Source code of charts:
====

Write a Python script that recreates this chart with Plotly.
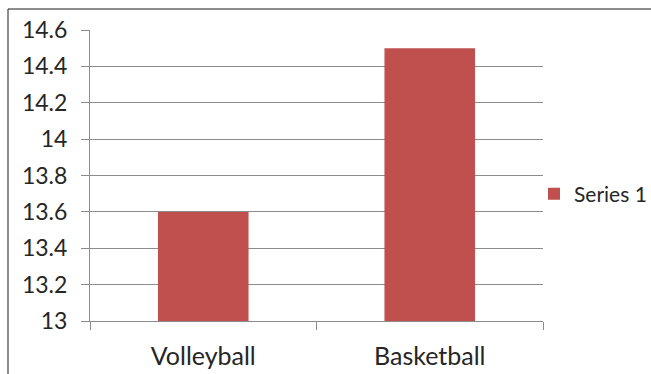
import plotly.graph_objects as go

categories = ["Volleyball", "Basketball"]
values = [13.6, 14.5]
series_name = "Series 1"
y_tickvals = [13, 13.2, 13.4, 13.6, 13.8, 14, 14.2, 14.4, 14.6]
y_ticktext = ["13", "13.2", "13.4", "13.6", "13.8", "14", "14.2", "14.4", "14.6"]

W, H = 651, 374
L, R, T, B = 90, 108, 30, 53
pw, ph = W - L - R, H - T - B

fig = go.Figure()
fig.add_trace(go.Bar(x=categories, y=values, name=series_name,
                     marker=dict(color="#C0504D", line=dict(width=0)),
                     showlegend=True))

fam = "Lato, 'Open Sans', sans-serif"
col = "#262626"

fig.update_layout(
    width=W, height=H,
    margin=dict(l=L, r=R, t=T, b=B, pad=0, autoexpand=False),
    paper_bgcolor="white", plot_bgcolor="white",
    bargap=0.6,
    font=dict(family=fam, size=21, color=col),
    showlegend=True,
    legend=dict(x=(534 - L) / pw, y=(H - B - 194) / ph, xanchor="left", yanchor="middle",
                bgcolor="rgba(0,0,0,0)", font=dict(family=fam, size=21, color=col)),
    xaxis=dict(type="category", showgrid=False, showline=True, linecolor="#8c8c8c",
               linewidth=1, ticks="outside", ticklen=8, tickcolor="#8c8c8c",
               tickson="boundaries", ticklabelstandoff=13,
               tickfont=dict(family=fam, size=25, color=col)),
    yaxis=dict(range=[13, 14.6], tickvals=y_tickvals, ticktext=y_ticktext,
               showgrid=True, gridcolor="#8c8c8c", gridwidth=1,
               showline=True, linecolor="#8c8c8c", linewidth=1,
               ticks="outside", ticklen=8, tickcolor="#8c8c8c",
               ticklabelstandoff=9, zeroline=False,
               tickfont=dict(family=fam, size=23, color=col)),
    shapes=[dict(type="rect", xref="paper", yref="paper",
                 x0=(8 - L) / pw, x1=1.5, y0=-0.5, y1=(H - B - 9) / ph,
                 line=dict(color="#1a1a1a", width=1), fillcolor="rgba(0,0,0,0)",
                 layer="below")],
)

fig.write_html("out.html")
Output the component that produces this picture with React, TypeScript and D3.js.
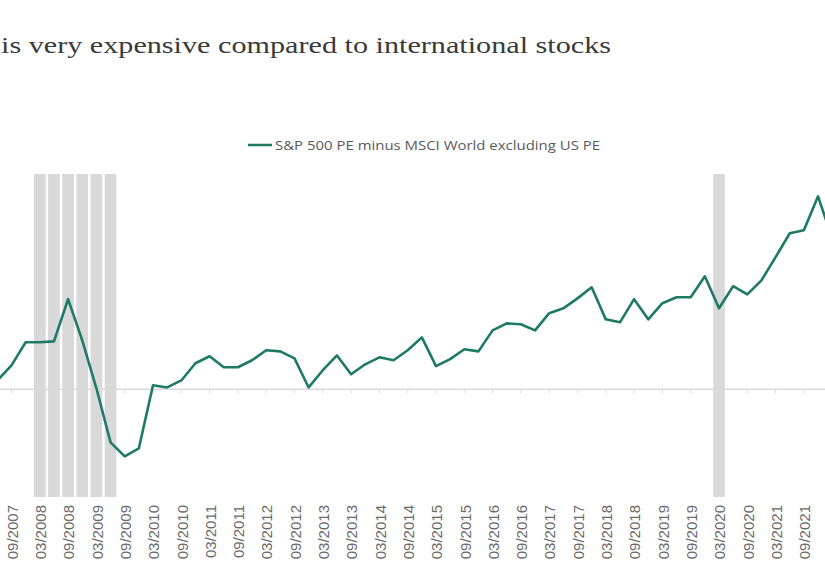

====

The answer must consist solely of the number of lines in the entries that contain the word "this".

- **Solution**:
2